The events of the last few weeks should serve as a wakeup call to the Church in Kenya and, perhaps, to other local churches on the continent. While respecting and preserving local culture and language is laudable, it can also have the effect of bolstering narrow local self-interest over and against the national good. Ethnic violence has blighted much of post-colonial Africa and, after the orgy of bloodletting that was a feature of Kenya’s neighbour, Uganda, during the Amin years, Kenya has had to acknowledge that it is not impervious to such developments. Interestingly, the one country of the former East African Community that has escaped descending down such a route is Tanzania. Is it just coincidental that one of the policies advanced by President Julius Nyerere in the early years was to promote the use of the Swahili language? As a consequence, all citizens of that country can talk to one another, people can work wherever they choose, celebrate Mass in a language accessible to all. It served to foster a sense of national identity.
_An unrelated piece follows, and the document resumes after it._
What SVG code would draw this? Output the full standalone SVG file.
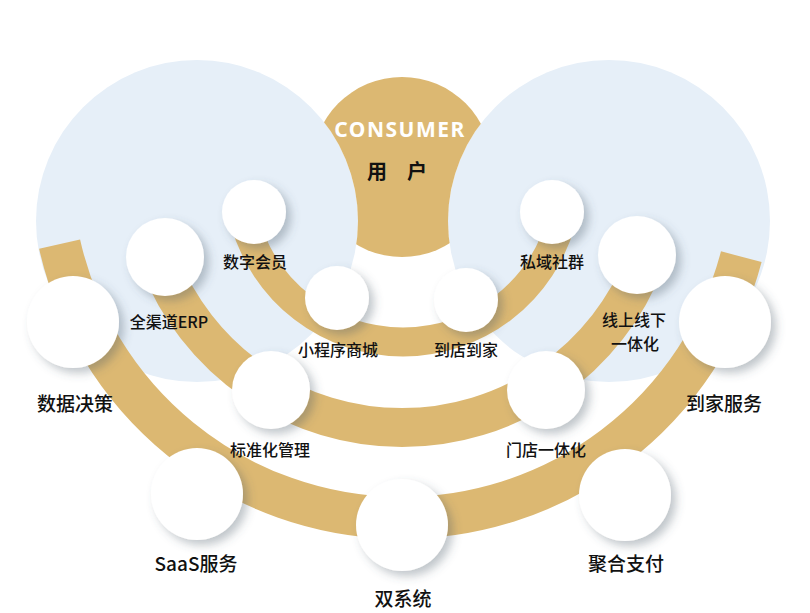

Rome needs to consider abandoning the policy of establishing dioceses that are contiguous with ethnic boundaries, to reconsider the appropriateness of appointing bishops who, given the feudal trappings of the episcopacy, readily assume the position of tribal chiefs. The promotion of fidei donum priests, which has witnessed priests from Britain serving the Kenyan Church for a set number of years (to the benefit of both sending and receiving churches) could be extended to allow diocesan priests in Kenya to serve outside of their home area.

Finally, the edition of The Tablet that carried Fons Eppink’s report of events in Kenya, also serves to remind us in the Church in England and Wales that we are confronted with similar issues. The debate over the place of the newly arrived Polish community concerns the appropriateness of establishing the structures of a ‘tribal church’ in these lands.